Arrivò anche il mio turno. Mi spruzzarono del gas negli occhi, fui picchiato e gettato a terra. Uno di loro mi afferrò la testa e cominciò a sbatterla contro il pavimento di cemento. Un altro mi diede un calcio in faccia, causandomi un taglio da cui presto cominciò a uscire molto sangue. Tutto questo accadde mentre ero steso a terra, ammanettato e incatenato. Mi tagliarono capelli, baffi e barba e mi buttarono in una gabbia singola, ricoperto di sangue. Dopo un’ora un soldato venne a chiedermi se mi servivano le cure di un medico. Rifiutai l’offerta e mi raccomandai a Dio, mostrandogli l’ingiustizia dei miei carcerieri. A un certo punto mi accorsi che stavo svenendo, e allora chiesi di essere medicato. Mi misero tre punti di sutura, mi fasciarono la testa e mi diedero dei sonniferi, dicendo che erano degli antibiotici. Il tutto, attraverso un’apertura di pochi centimetri nella porta. Mi addormentai, oppresso dall’ingiustizia terribile di quegli uomini.
 
La mattina del giorno la solita domanda mi tormentava come una maledizione: “Perché ci puniscono?
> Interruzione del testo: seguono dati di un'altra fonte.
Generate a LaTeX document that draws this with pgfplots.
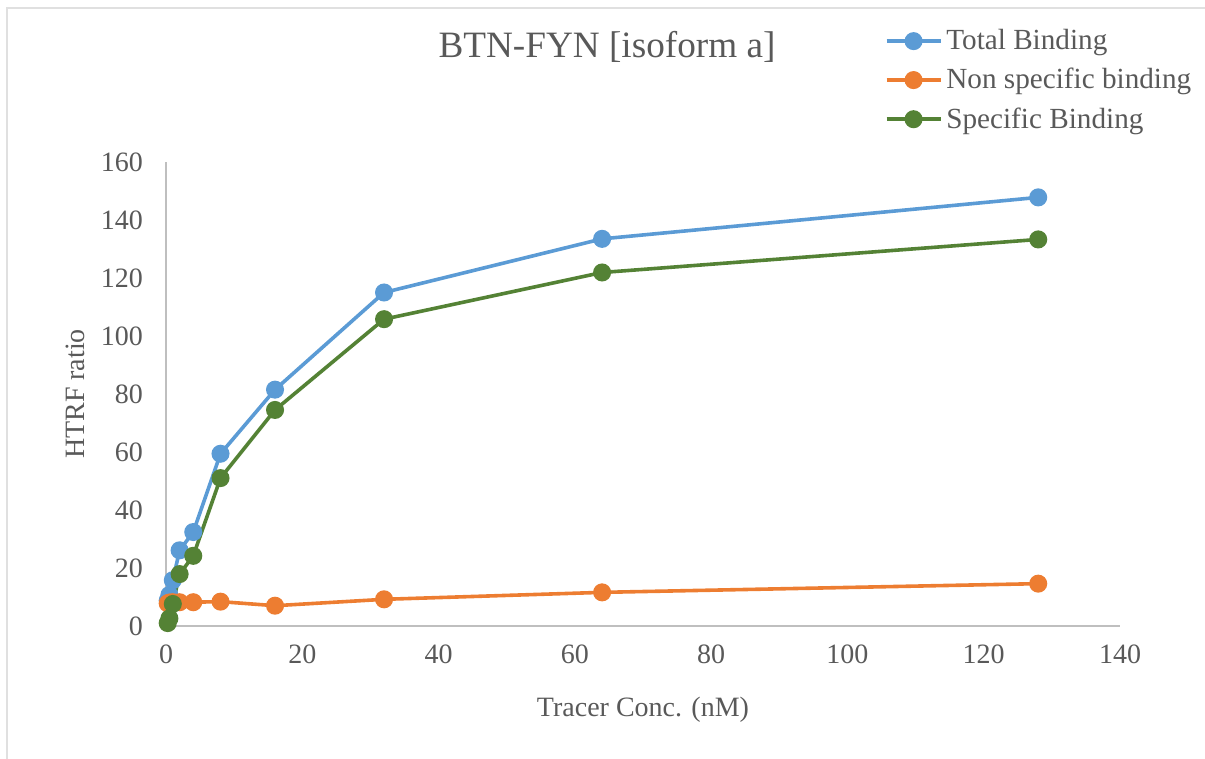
\documentclass[border=0pt]{standalone}
\usepackage{fontspec}
\setmainfont{Liberation Serif}
\usepackage{pgfplots}
\pgfplotsset{compat=1.18}

\definecolor{totblue}{HTML}{5B9BD5}
\definecolor{nsorange}{HTML}{ED7D31}
\definecolor{spgreen}{HTML}{548235}
\definecolor{axgray}{HTML}{BFBFBF}
\definecolor{txtgray}{HTML}{595959}

\begin{document}
\begin{tikzpicture}
    % page frame: 1 px of the reference = 0.5bp
    \useasboundingbox (-83bp,-66.5bp) rectangle (519.5bp,313bp);
    \draw[color=black!12, line width=1bp] (-79.5bp,-66.5bp) -- (-79.5bp,309bp) -- (519.5bp,309bp);

    \begin{axis}[
        at={(0,0)}, anchor=south west,
        scale only axis,
        width=477bp, height=232bp,
        xmin=0, xmax=140,
        ymin=0, ymax=160,
        xtick={0,20,...,140},
        ytick={0,20,...,160},
        axis x line*=bottom,
        axis y line*=left,
        axis line style={-, draw=axgray, line width=1bp},
        major tick length=0pt,
        /pgf/number format/assume math mode=true,
        tick label style={font=\fontsize{14bp}{16bp}\selectfont, text=txtgray},
        xticklabel style={yshift=-6bp},
        yticklabel style={xshift=-8bp},
        xlabel={Tracer Conc. (nM)},
        ylabel={HTRF ratio},
        label style={font=\fontsize{14bp}{16bp}\selectfont, text=txtgray},
        xlabel style={at={(axis description cs:0.5,0)}, anchor=center, yshift=-42bp},
        ylabel style={at={(axis description cs:0,0.5)}, anchor=center, xshift=0bp, yshift=45.5bp},
        legend style={
            at={(rel axis cs:0.753,1.295)}, anchor=north west,
            draw=none, fill=none,
            font=\fontsize{14.6bp}{17bp}\selectfont, text=txtgray,
            row sep=3.8bp, inner sep=0pt,
            legend cell align=left,
        },
        legend image code/.code={
            \draw[mark repeat=2, mark phase=2] plot coordinates {(0bp,0bp) (13.5bp,0bp) (27bp,0bp)};
        },
        every axis plot/.append style={line width=1.8bp, mark=*, mark size=3.6bp},
        clip=false,
    ]
    \addplot[color=totblue, mark options={fill=totblue, draw=totblue}] coordinates {
        (0.25,8.8) (0.5,10.7) (1,15.8) (2,26.1) (4,32.4) (8,59.4)
        (16,81.5) (32,115.0) (64,133.5) (128,147.8)
    };
    \addlegendentry{Total Binding}
    \addplot[color=nsorange, mark options={fill=nsorange, draw=nsorange}] coordinates {
        (0.25,7.8) (0.5,8.1) (1,8.2) (2,8.2) (4,8.2) (8,8.4)
        (16,7.0) (32,9.2) (64,11.6) (128,14.6)
    };
    \addlegendentry{Non specific binding}
    \addplot[color=spgreen, mark options={fill=spgreen, draw=spgreen}] coordinates {
        (0.25,1.0) (0.5,2.6) (1,7.6) (2,17.9) (4,24.2) (8,51.0)
        (16,74.5) (32,105.8) (64,121.9) (128,133.3)
    };
    \addlegendentry{Specific Binding}
    \end{axis}

    \node[text=txtgray, font=\fontsize{18.6bp}{22bp}\selectfont] at (220.5bp,289.5bp) {BTN-FYN [isoform a]};
\end{tikzpicture}
\end{document}
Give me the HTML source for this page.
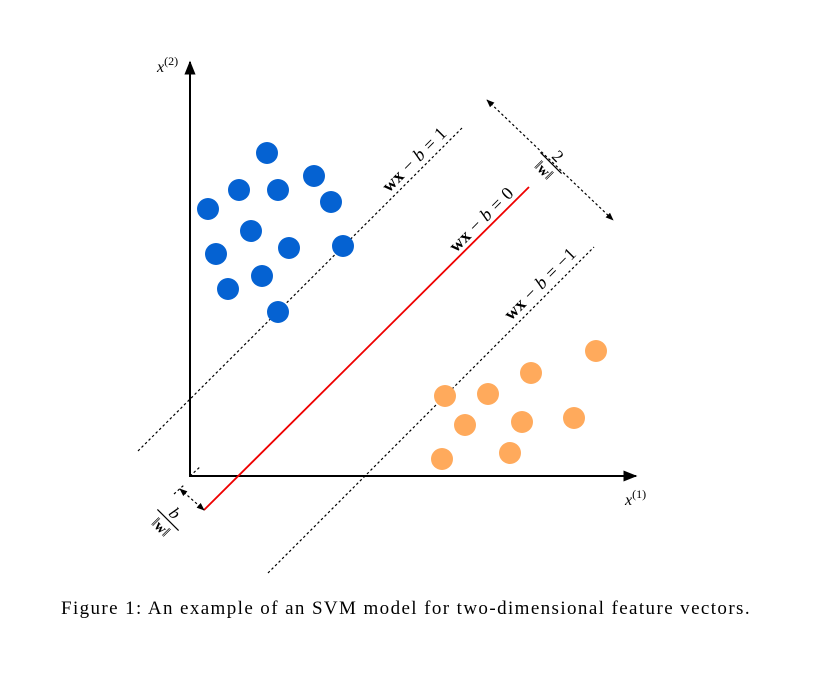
<!DOCTYPE html>
<html><head><meta charset="utf-8"><style>
html,body{margin:0;padding:0;background:#fff;}
svg{display:block;font-family:"Liberation Serif",serif;}
</style></head><body>
<svg id="chart" width="837" height="687" viewBox="0 0 837 687" xmlns="http://www.w3.org/2000/svg">
<defs>
<marker id="ah" viewBox="0 0 10 10" refX="9" refY="5" markerWidth="7" markerHeight="7" orient="auto-start-reverse"><path d="M0,1 L10,5 L0,9 z" fill="#000"/></marker>
<marker id="sa" viewBox="0 0 10 10" refX="9" refY="5" markerWidth="8" markerHeight="8" markerUnits="userSpaceOnUse" orient="auto-start-reverse"><path d="M0,1 L10,5 L0,9 z" fill="#000"/></marker>
</defs>
<line x1="190" y1="477" x2="190" y2="62" stroke="#000" stroke-width="2" marker-end="url(#ah)"/>
<line x1="189" y1="476" x2="636" y2="476" stroke="#000" stroke-width="2" marker-end="url(#ah)"/>
<text x="157" y="72" font-size="16" font-style="italic">x<tspan font-style="normal" font-size="12" dy="-7">(2)</tspan></text>
<text x="625" y="505" font-size="16" font-style="italic">x<tspan font-style="normal" font-size="12" dy="-7">(1)</tspan></text>
<line x1="138" y1="451" x2="463" y2="127" stroke="#000" stroke-width="1.2" stroke-dasharray="2.5,2.5"/>
<line x1="268" y1="573" x2="594" y2="247" stroke="#000" stroke-width="1.2" stroke-dasharray="2.5,2.5"/>
<line x1="204" y1="510" x2="529" y2="187" stroke="#e00" stroke-width="1.8"/>
<line x1="190" y1="476" x2="201" y2="466" stroke="#000" stroke-width="1.2" stroke-dasharray="2.5,2.5"/>
<line x1="487" y1="100" x2="613" y2="220" stroke="#000" stroke-width="1.2" stroke-dasharray="2.5,2.5" marker-start="url(#sa)" marker-end="url(#sa)"/>
<line x1="180" y1="489" x2="204" y2="510" stroke="#000" stroke-width="1.2" stroke-dasharray="2.5,2.5" marker-start="url(#sa)" marker-end="url(#sa)"/>
<line x1="174" y1="494" x2="184" y2="485" stroke="#000" stroke-width="1.2" stroke-dasharray="2.5,2.5"/>
<g font-size="18">
<text transform="translate(389,193) rotate(-45)" letter-spacing="0.5"><tspan font-weight="bold">wx</tspan> − <tspan font-style="italic">b</tspan> = 1</text>
<text transform="translate(456,253) rotate(-45)" letter-spacing="0.5"><tspan font-weight="bold">wx</tspan> − <tspan font-style="italic">b</tspan> = 0</text>
<text transform="translate(511,321) rotate(-45)" letter-spacing="0.5"><tspan font-weight="bold">wx</tspan> − <tspan font-style="italic">b</tspan> = −1</text>
<g transform="translate(551,163) rotate(45)">
<text x="0" y="-4" font-size="17" text-anchor="middle">2</text><line x1="-15" y1="0" x2="15" y2="0" stroke="#000" stroke-width="1.2"/><text x="0" y="15" font-size="15" text-anchor="middle">‖<tspan font-weight="bold">w</tspan>‖</text></g>
<g transform="translate(168,520) rotate(45)">
<text x="0" y="-4" font-size="17" font-style="italic" text-anchor="middle">b</text><line x1="-15" y1="0" x2="15" y2="0" stroke="#000" stroke-width="1.2"/><text x="0" y="15" font-size="15" text-anchor="middle">‖<tspan font-weight="bold">w</tspan>‖</text></g>
</g>
<g id="pts"></g>
<text x="406" y="614" font-size="19" letter-spacing="1.4" text-anchor="middle">Figure 1: An example of an SVM model for two-dimensional feature vectors.</text>
</svg>
<script>
const blueX=[7.7,4.9,8.8,12.4,14.1,1.8,6.1,9.9,15.3,2.6,7.2,3.8,8.8];
const blueY=[32.3,28.6,28.6,30,27.4,26.7,24.5,22.8,23,22.2,20,18.7,16.4];
const orangeX=[40.6,34.1,25.5,29.8,27.5,33.2,38.4,25.2,32];
const orangeY=[12.5,10.3,8,8.2,5.1,5.4,5.8,1.7,2.3];
function sx(v){return 190+v*10;}
function sy(v){return 476-v*10;}
const g=document.getElementById('pts');
function draw(xs,ys,col,name){
 xs.forEach((x,i)=>{
  const c=document.createElementNS('http://www.w3.org/2000/svg','circle');
  c.setAttribute('cx',sx(x));c.setAttribute('cy',sy(ys[i]));c.setAttribute('r',11);c.setAttribute('fill',col);
  
  
  g.appendChild(c);
 });
}
draw(blueX,blueY,'#0562d2','blue-point');
draw(orangeX,orangeY,'#ffaa5c','orange-point');
</script>
</body></html>
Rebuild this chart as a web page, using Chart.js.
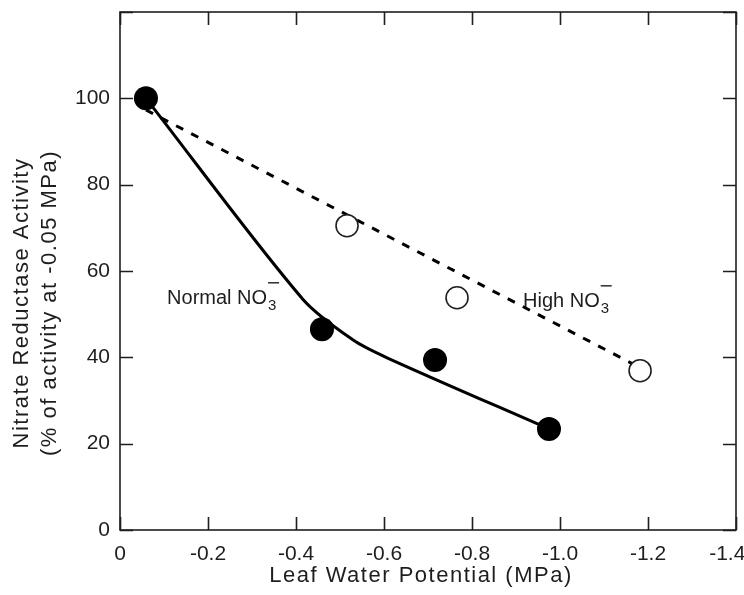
<!DOCTYPE html>
<html>
<head>
<meta charset="utf-8">
<script src="https://cdn.jsdelivr.net/npm/chart.js@4.4.1/dist/chart.umd.min.js"></script>
<style>
  html, body { margin: 0; padding: 0; background: #fff; }
  #wrap { width: 744px; height: 595px; }
</style>
</head>
<body>
<div id="wrap"><canvas id="chartNR" width="744" height="595"></canvas></div>
<script>
// pontos medidos (potencial em MPa, atividade em %)
const normalX = [-0.059, -0.459, -0.716, -0.975];
const normalY = [100, 46.5, 39.4, 23.4];
const highX = [-0.516, -0.766, -1.182];
const highY = [70.5, 53.8, 36.9];

// curva ajustada (NO3 normal)
const normalFitX = [-0.059, -0.416, -0.53, -0.607, -0.975];
const normalFitY = [100, 53.4, 44, 39.9, 23.4];

// reta ajustada (NO3 alto)
const highFitX = [-0.059, -1.182];
const highFitY = [97.3, 37.6];

const xTicks = [0, -0.2, -0.4, -0.6, -0.8, -1.0, -1.2, -1.4];
const yTicks = [0, 20, 40, 60, 80, 100, 120];

const xTitle = 'Leaf Water Potential (MPa)';
const yTitle = ['Nitrate Reductase Activity', '(% of activity at -0.05 MPa)'];
const labels = [
  { text: 'Normal NO', x: -0.107, y: 52.4 },
  { text: 'High NO', x: -0.916, y: 51.7 },
];

const INK = '#1e1e1e';
const pts = (xs, ys) => xs.map((x, i) => ({ x, y: ys[i] }));

// moldura com tracinhos para dentro, titulos e rotulos
const framePlugin = {
  id: 'frame',
  afterDraw(chart) {
    const { ctx, chartArea: a, scales: { x, y } } = chart;
    const tl = 13;
    ctx.save();
    ctx.strokeStyle = INK;
    ctx.lineWidth = 1.6;
    ctx.strokeRect(a.left, a.top, a.right - a.left, a.bottom - a.top);
    ctx.beginPath();
    xTicks.forEach((v) => {
      const px = Math.round(x.getPixelForValue(v)) + 0.5;
      ctx.moveTo(px, a.bottom); ctx.lineTo(px, a.bottom - tl);
      ctx.moveTo(px, a.top); ctx.lineTo(px, a.top + tl);
    });
    yTicks.forEach((v) => {
      const py = Math.round(y.getPixelForValue(v)) + 0.5;
      ctx.moveTo(a.left, py); ctx.lineTo(a.left + tl, py);
      ctx.moveTo(a.right, py); ctx.lineTo(a.right - tl, py);
    });
    ctx.stroke();

    ctx.fillStyle = INK;
    ctx.textAlign = 'center';
    ctx.textBaseline = 'alphabetic';
    ctx.font = '22px "Liberation Sans", Arial, sans-serif';
    ctx.letterSpacing = '1.5px';
    ctx.fillText(xTitle, 421, 582);
    ctx.save();
    ctx.translate(0, 303);
    ctx.rotate(-Math.PI / 2);
    ctx.fillText(yTitle[0], 0, 28);
    ctx.fillText(yTitle[1], 0, 56);
    ctx.restore();
    ctx.letterSpacing = '0px';

    ctx.textAlign = 'left';
    labels.forEach((l) => {
      const px = x.getPixelForValue(l.x);
      const py = y.getPixelForValue(l.y);
      ctx.font = '20px "Liberation Sans", Arial, sans-serif';
      ctx.fillText(l.text, px, py);
      const w = ctx.measureText(l.text).width;
      ctx.font = '15px "Liberation Sans", Arial, sans-serif';
      ctx.fillText('3', px + w + 1, py + 6);
      ctx.lineWidth = 1.4;
      ctx.beginPath();
      ctx.moveTo(px + w + 1, py - 21);
      ctx.lineTo(px + w + 12, py - 21);
      ctx.stroke();
    });
    ctx.restore();
  },
};

new Chart(document.getElementById('chartNR'), {
  type: 'scatter',
  data: {
    datasets: [
      {
        data: pts(normalX, normalY),
        pointRadius: 12,
        pointBackgroundColor: '#000',
        pointBorderColor: '#000',
        pointBorderWidth: 0,
        showLine: false,
      },
      {
        data: pts(highX, highY),
        pointRadius: 11,
        pointBackgroundColor: '#fff',
        pointBorderColor: INK,
        pointBorderWidth: 1.6,
        showLine: false,
      },
      {
        data: pts(normalFitX, normalFitY),
        showLine: true,
        pointRadius: 0,
        borderColor: '#000',
        borderWidth: 3,
        tension: 0.3,
      },
      {
        data: pts(highFitX, highFitY),
        showLine: true,
        pointRadius: 0,
        borderColor: '#000',
        borderWidth: 3,
        borderDash: [8, 9],
      },
    ],
  },
  options: {
    responsive: false,
    animation: false,
    layout: { autoPadding: false, padding: { top: 12, right: 8, left: 0, bottom: 0 } },
    plugins: { legend: { display: false }, tooltip: { enabled: false } },
    scales: {
      x: {
        type: 'linear',
        reverse: true,
        min: -1.4,
        max: 0,
        afterFit: (s) => { s.height = 65; s.paddingLeft = 0; s.paddingRight = 0; },
        afterBuildTicks: (s) => { s.ticks = xTicks.map((v) => ({ value: v })); },
        grid: { display: false, drawTicks: false },
        border: { display: false },
        ticks: {
          padding: 12,
          color: INK,
          font: { size: 21, family: '"Liberation Sans", Arial, sans-serif' },
          maxRotation: 0,
          // o ultimo rotulo fica encostado na borda, como no original
          callback: (v) => (Math.abs(v) < 1e-9 ? '0' : Number(v).toFixed(1) + (v <= -1.39 ? '   ' : '')),
        },
      },
      y: {
        type: 'linear',
        min: 0,
        max: 120,
        afterFit: (s) => { s.width = 120; s.paddingTop = 0; s.paddingBottom = 0; },
        afterBuildTicks: (s) => { s.ticks = yTicks.map((v) => ({ value: v })); },
        grid: { display: false, drawTicks: false },
        border: { display: false },
        ticks: {
          padding: 10,
          color: INK,
          font: { size: 21, family: '"Liberation Sans", Arial, sans-serif' },
          callback: (v) => (v === 120 ? '' : String(v)),
        },
      },
    },
  },
  plugins: [framePlugin],
});
</script>
</body>
</html>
Forse difendere la mia fede e la mia religione è un crimine punibile con il carcere. La nostra richiesta di ritirare le copie del Corano perché non siano profanate sotto ai nostri occhi è un crimine? Perché mi trovo qui? L’esser andato in Afghanistan per quattro settimane con una telecamera per conto di Al Jazeera, per filmare la guerra brutale contro un popolo è anch’esso un crimine per il quale devo essere punito con (fino a qui) più di quattro anni di carcere? E per il quale devo essere accusato di terrorismo?”. Tante domande si affollano nella mia mente, tormentandomi lo spirito e andando ad infrangersi contro tutti gli slogan ingannevoli di cui si gloriano i promotori della libertà, i difensori della democrazia e i protettori della pace in terra.
 
 
 
*cittadino sudanese, è stato arrestato in Afghanistan nel 2001, mentre seguiva la guerra come cameraman per Al Jazeera. Da allora è tenuto prigioniero nella base di Guantanamo.